Before Rebecca dumps Teddy, he rambles on again about the future he wants with her. After summer, they can save for a house, even while she attends college. He’s certain he’ll be a big boss man. This fantasy lingers in his mind, until she dashes his dreams, even as he drops to his knees and begs her to stay. This is Rebecca’s final shift, her turn away from Teddy and her ascent to the upper-class. She tells him that he’s stuck in place and she never loved him as much as he loves her.
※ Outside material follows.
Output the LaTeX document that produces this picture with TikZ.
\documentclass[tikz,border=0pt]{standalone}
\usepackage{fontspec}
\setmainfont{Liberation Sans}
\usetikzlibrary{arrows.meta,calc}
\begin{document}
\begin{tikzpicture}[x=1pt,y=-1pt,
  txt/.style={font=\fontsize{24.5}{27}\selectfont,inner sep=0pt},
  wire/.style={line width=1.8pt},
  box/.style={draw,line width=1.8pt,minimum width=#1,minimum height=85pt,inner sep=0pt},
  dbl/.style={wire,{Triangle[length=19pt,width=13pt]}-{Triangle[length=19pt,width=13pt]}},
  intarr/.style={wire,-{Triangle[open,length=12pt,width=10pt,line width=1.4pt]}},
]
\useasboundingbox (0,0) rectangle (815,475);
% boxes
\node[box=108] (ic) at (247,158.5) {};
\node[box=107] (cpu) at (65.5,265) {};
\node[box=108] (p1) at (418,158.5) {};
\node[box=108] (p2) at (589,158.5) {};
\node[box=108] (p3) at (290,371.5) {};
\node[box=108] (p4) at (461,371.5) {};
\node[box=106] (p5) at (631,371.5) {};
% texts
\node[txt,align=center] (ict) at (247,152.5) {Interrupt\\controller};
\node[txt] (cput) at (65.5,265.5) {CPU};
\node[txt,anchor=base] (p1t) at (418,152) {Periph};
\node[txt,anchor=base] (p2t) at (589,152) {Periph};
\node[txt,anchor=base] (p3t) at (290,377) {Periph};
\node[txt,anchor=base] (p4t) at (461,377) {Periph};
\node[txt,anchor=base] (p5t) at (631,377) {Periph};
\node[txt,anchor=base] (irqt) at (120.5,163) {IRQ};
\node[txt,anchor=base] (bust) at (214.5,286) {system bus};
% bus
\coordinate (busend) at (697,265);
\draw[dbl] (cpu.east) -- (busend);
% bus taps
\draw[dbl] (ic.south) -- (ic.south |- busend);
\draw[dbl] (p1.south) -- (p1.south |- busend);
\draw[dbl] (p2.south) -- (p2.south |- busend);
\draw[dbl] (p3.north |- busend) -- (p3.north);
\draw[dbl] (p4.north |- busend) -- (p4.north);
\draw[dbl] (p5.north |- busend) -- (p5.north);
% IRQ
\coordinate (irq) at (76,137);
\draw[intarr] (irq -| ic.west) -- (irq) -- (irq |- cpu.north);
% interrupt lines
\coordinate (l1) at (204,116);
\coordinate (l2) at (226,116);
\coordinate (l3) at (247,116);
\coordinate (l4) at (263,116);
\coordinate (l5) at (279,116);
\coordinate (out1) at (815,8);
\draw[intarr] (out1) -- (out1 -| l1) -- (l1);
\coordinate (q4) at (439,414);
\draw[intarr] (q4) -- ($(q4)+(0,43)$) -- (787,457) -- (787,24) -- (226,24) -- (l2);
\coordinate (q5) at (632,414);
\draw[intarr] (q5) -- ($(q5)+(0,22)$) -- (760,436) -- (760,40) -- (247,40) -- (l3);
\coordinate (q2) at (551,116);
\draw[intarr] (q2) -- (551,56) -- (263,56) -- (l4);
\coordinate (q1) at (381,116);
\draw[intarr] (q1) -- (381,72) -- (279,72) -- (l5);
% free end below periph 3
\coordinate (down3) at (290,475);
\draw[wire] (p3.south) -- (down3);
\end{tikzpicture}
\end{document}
Further, she already has access to a secure future, and she doesn’t need him to make it happen for her.

Courtesy of Shudder

Teddy’s Transformation and a Grim Future

When Teddy channels his inner wolf, specifically the animal’s predatory nature, he takes on negative masculine qualities. He stalks Rebecca, watching her and Benjamin have sex in her bedroom. In a reversal from the earlier scene, he pins Chislaine to a massage table and bites off her tongue.

During a bingo fundraiser near the conclusion, Teddy slaughters all of Rebecca’s classmates, including Benjamin. There are two important symbols during this sequence. The students are seated under a banner that says, “To the future.” Meanwhile, Rebecca sports a shirt with cherubs. Typically, this is easy to dismiss. It’s just a shirt, right? But the shirt’s cherub imagery mirrors paintings common during the Rococo art movement. This late 17th Century/early 18th Century movement marked an important class shift. Art moved inside the homes of the upper-class, ushering in a period of excess. It makes sense Rebecca would wear such a shirt since, by this point, she aligns herself with her wealthy classmates. Her shirt then symbolizes her ideological change.
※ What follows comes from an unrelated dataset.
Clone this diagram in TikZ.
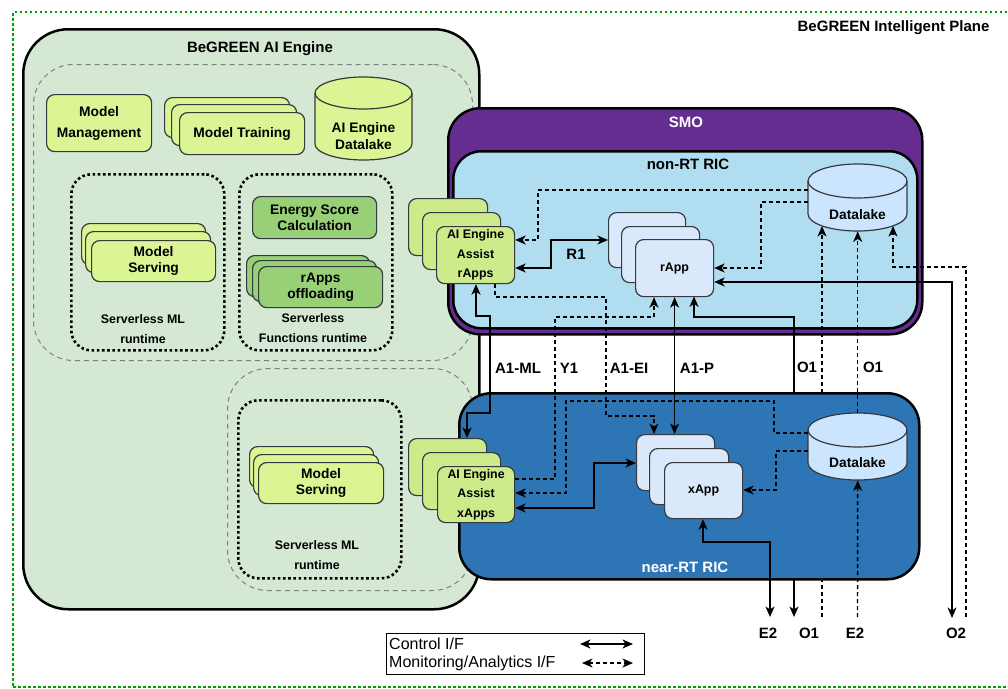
\documentclass[tikz,border=0pt]{standalone}
\usepackage{fontspec}
\setmainfont{Liberation Sans}
\usetikzlibrary{arrows.meta,calc}
\definecolor{aieng}{HTML}{D5E8D4}
\definecolor{limefill}{HTML}{DBF594}
\definecolor{assistfill}{HTML}{CDEB8B}
\definecolor{greenfill}{HTML}{97D077}
\definecolor{boxline}{HTML}{36393D}
\definecolor{smofill}{HTML}{652D90}
\definecolor{nonrt}{HTML}{B1DDF0}
\definecolor{nearrt}{HTML}{2E75B6}
\definecolor{appfill}{HTML}{DAE8FC}
\definecolor{dlfill}{HTML}{CCE5FF}
\definecolor{planegreen}{HTML}{00A000}
\definecolor{regiongray}{HTML}{808080}
\newcommand\fttl{\bfseries\fontsize{15}{18}\selectfont}
\newcommand\ftbox{\bfseries\fontsize{13.8}{16.5}\selectfont}
\newcommand\ftsm{\bfseries\fontsize{12.4}{19.5}\selectfont}
\newcommand\ftlab{\bfseries\fontsize{15}{18}\selectfont}
\newcommand\ftleg{\fontsize{16}{19}\selectfont}
\tikzset{
  >={Stealth[length=10.5pt,width=9pt,inset=3pt]},
  box/.style={rectangle, rounded corners=8pt, draw=boxline, line width=1.2pt, anchor=north west, inner sep=0pt, align=center},
  cont/.style={rectangle, draw=black, line width=2.5pt, anchor=north west, inner sep=0pt},
  region/.style={rectangle, draw=regiongray, line width=1pt, dash pattern=on 5pt off 4pt, rounded corners=40pt, anchor=north west, inner sep=0pt},
  dotbox/.style={rectangle, draw=black, line width=2.6pt, dash pattern=on 2.6pt off 2.6pt, rounded corners=20pt, anchor=north west, inner sep=0pt},
  txt/.style={inner sep=0pt, align=center},
  lab/.style={inner sep=0pt, font=\ftlab},
  ghost/.style={rectangle, draw=none, anchor=north west, inner sep=0pt},
  ctl/.style={draw=black, line width=1.4pt},
  mon/.style={draw=black, line width=1.4pt, dash pattern=on 4pt off 3pt},
  cylfill/.style={draw=boxline, line width=1.2pt},
}
\begin{document}
\begin{tikzpicture}[x=1pt,y=-1pt]
\useasboundingbox (0,0) rectangle (1008,688);
% plane
\node[rectangle, draw=planegreen, line width=2.4pt, dash pattern=on 2.4pt off 2.6pt, anchor=north west, inner sep=0pt, minimum width=1002pt, minimum height=675pt] (plane) at (12,11) {};
\node[txt, font=\fttl] (planet) at (893.5,28) {BeGREEN Intelligent Plane};

% AI engine
\node[cont, fill=aieng, rounded corners=45pt, minimum width=456pt, minimum height=580pt] (aie) at (22,28) {};
\node[txt, font=\fttl] (aiet) at (260,49) {BeGREEN AI Engine};
\node[region, minimum width=439pt, minimum height=296pt] (reg1) at (33,64) {};
\node[region, minimum width=245pt, minimum height=222pt] (reg2) at (227,368) {};
\node[dotbox, minimum width=153pt, minimum height=176pt] (dot1) at (70,173) {};
\node[dotbox, minimum width=153pt, minimum height=176pt] (dot2) at (238,173) {};
\node[dotbox, minimum width=163pt, minimum height=178pt] (dot3) at (237,399) {};

\node[box, fill=limefill, minimum width=105pt, minimum height=57pt, font=\ftbox] (mm) at (46,94) {Model\\[4.5pt]Management};
\node[box, fill=limefill, minimum width=125pt, minimum height=40pt] (mt1) at (164,97) {};
\node[box, fill=limefill, minimum width=125pt, minimum height=41pt] (mt2) at (171,104) {};
\node[box, fill=limefill, minimum width=125pt, minimum height=42pt, font=\ftbox] (mt3) at (179,112) {Model Training};

% AI engine datalake cylinder
\node[ghost, minimum width=97pt, minimum height=83pt] (aidl) at (315,77) {};
\path[fill=limefill] (315,93) -- (315,144) arc[start angle=180,end angle=360,x radius=48.5pt,y radius=16pt] -- (412,93) arc[start angle=0,end angle=180,x radius=48.5pt,y radius=16pt] -- cycle;
\draw[cylfill] (315,93) -- (315,144) arc[start angle=180,end angle=360,x radius=48.5pt,y radius=16pt] -- (412,93);
\draw[cylfill] (363.5,93) ellipse[x radius=48.5pt,y radius=16pt];
\node[txt, font=\ftbox] (aidlt) at (363.5,136) {AI Engine\\Datalake};

% serverless ML (top)
\node[box, fill=limefill, minimum width=124pt, minimum height=41pt] (ms1) at (81,223) {};
\node[box, fill=limefill, minimum width=125pt, minimum height=41pt] (ms2) at (85,231) {};
\node[box, fill=limefill, minimum width=124pt, minimum height=41pt, font=\ftbox] (ms3) at (91,240) {Model\\Serving};
\node[txt, font=\ftsm] (dot1t) at (143,329) {Serverless ML\\runtime};

% serverless functions
\node[box, fill=greenfill, minimum width=124pt, minimum height=42pt, font=\ftbox] (esc) at (252,196) {Energy Score\\Calculation};
\node[box, fill=greenfill, minimum width=123pt, minimum height=41pt] (ro1) at (246,255) {};
\node[box, fill=greenfill, minimum width=124pt, minimum height=41pt] (ro2) at (252,260) {};
\node[box, fill=greenfill, minimum width=124pt, minimum height=41pt, font=\ftbox] (ro3) at (258,266) {rApps\\offloading};
\node[txt, font=\ftsm] (dot2t) at (313,328) {Serverless\\Functions runtime};

% serverless ML (bottom)
\node[box, fill=limefill, minimum width=124pt, minimum height=41pt] (mb1) at (249,446) {};
\node[box, fill=limefill, minimum width=125pt, minimum height=41pt] (mb2) at (253,454) {};
\node[box, fill=limefill, minimum width=125pt, minimum height=41pt, font=\ftbox] (mb3) at (258,462) {Model\\Serving};
\node[txt, font=\ftsm] (dot3t) at (317,555) {Serverless ML\\runtime};

% SMO and non-RT RIC
\node[cont, fill=smofill, rounded corners=32pt, minimum width=474pt, minimum height=226pt] (smo) at (447,107) {};
\node[txt, font=\fttl, text=white] (smot) at (686,122) {SMO};
\node[cont, fill=nonrt, rounded corners=28pt, minimum width=464pt, minimum height=177pt] (nrt) at (452,150) {};
\node[txt, font=\fttl] (nrtt) at (688,164) {non-RT RIC};

% lines passing behind the near-RT RIC
\coordinate (oOne) at (794,617);
\coordinate (oOneD) at (822,617);
\coordinate (dlNb1) at (822,226);
\node[ghost, minimum width=78pt, minimum height=57pt] (rp3g) at (635,239) {};
\draw[ctl,<->] (rp3g.south -| 694,0) -- (694,317) -- (794,317) -- (oOne);
\draw[mon,->] (oOneD) -- (dlNb1);

% near-RT RIC
\node[cont, fill=nearrt, rounded corners=32pt, minimum width=460pt, minimum height=186pt] (nrr) at (458,392) {};
\node[txt, font=\fttl, text=white] (nrrt) at (685,567) {near-RT RIC};

% AI Engine Assist rApps
\node[box, fill=assistfill, minimum width=79pt, minimum height=57pt] (rA1) at (408,198) {};
\node[box, fill=assistfill, minimum width=78pt, minimum height=57pt] (rA2) at (422,212) {};
\node[box, fill=assistfill, minimum width=78pt, minimum height=57pt, font=\ftsm] (rA3) at (436,226) {AI Engine\\Assist\\rApps};
% AI Engine Assist xApps
\node[box, fill=assistfill, minimum width=78pt, minimum height=57pt] (xA1) at (408,438) {};
\node[box, fill=assistfill, minimum width=78pt, minimum height=57pt] (xA2) at (422,452) {};
\node[box, fill=assistfill, minimum width=77pt, minimum height=56pt, font=\ftsm] (xA3) at (437,466) {AI Engine\\Assist\\xApps};

% rApps
\node[box, fill=appfill, minimum width=77pt, minimum height=55pt] (rp1) at (608,212) {};
\node[box, fill=appfill, minimum width=78pt, minimum height=56pt] (rp2) at (621,226) {};
\node[box, fill=appfill, minimum width=78pt, minimum height=57pt, font=\ftsm] (rp3) at (635,239) {rApp};
% xApps
\node[box, fill=appfill, minimum width=78pt, minimum height=56pt] (xp1) at (636,434) {};
\node[box, fill=appfill, minimum width=79pt, minimum height=56pt] (xp2) at (649,448) {};
\node[box, fill=appfill, minimum width=78pt, minimum height=56pt, font=\ftsm] (xp3) at (664,462) {xApp};

% non-RT datalake
\node[ghost, minimum width=99pt, minimum height=67pt] (dlN) at (808,164) {};
\path[fill=dlfill] (808,181) -- (808,214) arc[start angle=180,end angle=360,x radius=49.5pt,y radius=17pt] -- (907,181) arc[start angle=0,end angle=180,x radius=49.5pt,y radius=17pt] -- cycle;
\draw[cylfill] (808,181) -- (808,214) arc[start angle=180,end angle=360,x radius=49.5pt,y radius=17pt] -- (907,181);
\draw[cylfill] (857.5,181) ellipse[x radius=49.5pt,y radius=17pt];
\node[txt, font=\ftbox] (dlNt) at (857.5,215) {Datalake};

% near-RT datalake
\node[ghost, minimum width=99pt, minimum height=67pt] (dlR) at (808,413) {};
\path[fill=dlfill] (808,430) -- (808,463) arc[start angle=180,end angle=360,x radius=49.5pt,y radius=17pt] -- (907,430) arc[start angle=0,end angle=180,x radius=49.5pt,y radius=17pt] -- cycle;
\draw[cylfill] (808,430) -- (808,463) arc[start angle=180,end angle=360,x radius=49.5pt,y radius=17pt] -- (907,430);
\draw[cylfill] (857.5,430) ellipse[x radius=49.5pt,y radius=17pt];
\node[txt, font=\ftbox] (dlRt) at (857.5,463) {Datalake};

% control connectors
\coordinate (oTwo) at (952,618);
\coordinate (eTwoA) at (770,617);
\draw[ctl,<->] (rA3.east |- 0,268) -- (551,268) -- (551,240) -- (rp1.west |- 0,240);
\draw[ctl,<->] (rA3.south -| 476,0) -- (476,316) -- (490,316) -- (490,413) -- (467,413) -- (xA1.north -| 467,0);
\draw[ctl,<->] (rp3.south) -- (xp1.north -| rp3.south);
\draw[ctl,<->] (rp3.east |- 0,282) -- (952,282) -- (oTwo);
\draw[ctl,<->] (xA3.east |- 0,508) -- (594,508) -- (594,463) -- (xp1.west |- 0,463);
\draw[ctl,<->] (xp3.south -| 703,0) -- (703,542) -- (770,542) -- (eTwoA);

% monitoring connectors
\coordinate (oTwoD) at (966,617);
\coordinate (dlNb3) at (893,226);
\coordinate (eTwoD) at (857.5,617);
\draw[mon,->] (dlN.west |- 0,190) -- (538,190) -- (538,240) -- (rA3.east |- 0,240);
\draw[mon,->] (dlN.west |- 0,202) -- (761,202) -- (761,268) -- (rp3.east |- 0,268);
\draw[mon,->] (dlR.north) -- (dlN.south);
\draw[mon,->] (oTwoD) -- (966,267) -- (893,267) -- (dlNb3);
\draw[mon,->] (rA3.south -| 495,0) -- (495,297) -- (606,297) -- (606,416) -- (654,416) -- (xp1.north -| 654,0);
\draw[mon,->] (xA3.east |- 0,479) -- (555,479) -- (555,317) -- (654,317) -- (rp3.south -| 654,0);
\draw[mon,->] (dlR.west |- 0,433) -- (774,433) -- (774,401) -- (566,401) -- (566,493) -- (xA3.east |- 0,493);
\draw[mon,->] (dlR.west |- 0,451) -- (776,451) -- (776,490) -- (xp3.east |- 0,490);
\draw[mon,->] (eTwoD) -- (dlR.south);

% labels
\node[lab] (lR1) at (576,254) {R1};
\node[lab] (lA1ML) at (518,368) {A1-ML};
\node[lab] (lY1) at (569,368) {Y1};
\node[lab] (lA1EI) at (629,368) {A1-EI};
\node[lab] (lA1P) at (697,368) {A1-P};
\node[lab] (lO1a) at (807,367) {O1};
\node[lab] (lO1b) at (873,367) {O1};
\node[lab] (lE2a) at (768,633) {E2};
\node[lab] (lO1c) at (809,633) {O1};
\node[lab] (lE2b) at (855,633) {E2};
\node[lab] (lO2) at (956,633) {O2};

% legend
\node[rectangle, draw=black, line width=1pt, anchor=north west, inner sep=0pt, minimum width=258pt, minimum height=41pt] (leg) at (386,633) {};
\node[inner sep=0pt, anchor=west, font=\ftleg] (leg1) at (389,644) {Control I/F};
\node[inner sep=0pt, anchor=west, font=\ftleg] (leg2) at (389,663) {Monitoring/Analytics I/F};
\coordinate (legA1) at (580,644);
\coordinate (legA2) at (633,644);
\coordinate (legB1) at (582,663);
\coordinate (legB2) at (633,663);
\draw[ctl,<->] (legA1) -- (legA2);
\draw[mon,<->] (legB1) -- (legB2);
\end{tikzpicture}
\end{document}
Yet, what does it mean if these students are seated under a banner “To the future” and Teddy kills all of them? He destroys whatever futures they wanted, and he too is killed. When police surround his home after the massacre, Pepin shoots him and then cries over his dead body. Rebecca survives, shocked by the incident.

The film opens with a memorial to WWII soldier. It concludes with the youth wiped out and a failed proletariat rebellion. If anything, it’s a grim statement on France’s class struggles after the recent Yellow Jacket Movement. Teddy’s killings aren’t the answer, but opportunities for him are few. He’s tormented and degraded by everyone above him.

Is There Some Hope, or Is It Fantasy?

The credit scene leans into the surreal. Teddy and Rebecca dance. Yet, because there are red curtains in the background, it’s unlikely this is reality. It’s too theatrical and such a shift in tone from the rest of the film, a figment, more of a dream sequence. It’s pure fantasy of what could have been, no matter the class divide. Rebecca is the last character shown prior to his, watching an ambulance haul Teddy’s body away. Maybe this image played in her head, or maybe it was always Teddy’s imagination. Regardless, at least in this sequence, they’re together. The reality is much harsher.

Overall, Teddy has some familiar werewolf imagery. Teddy’s transformation represents changes to his body. But more so, the film uses a familiar monster to comment on France’s past and uncertain future, specifically, the bubbling class tension exemplified by the Yellow Jacket uprisings. With smart humor, the film also asks, what happens when you tear everything down, as Teddy attempts to do? What future remains?

Teddy premiers on Shudder Today August 5.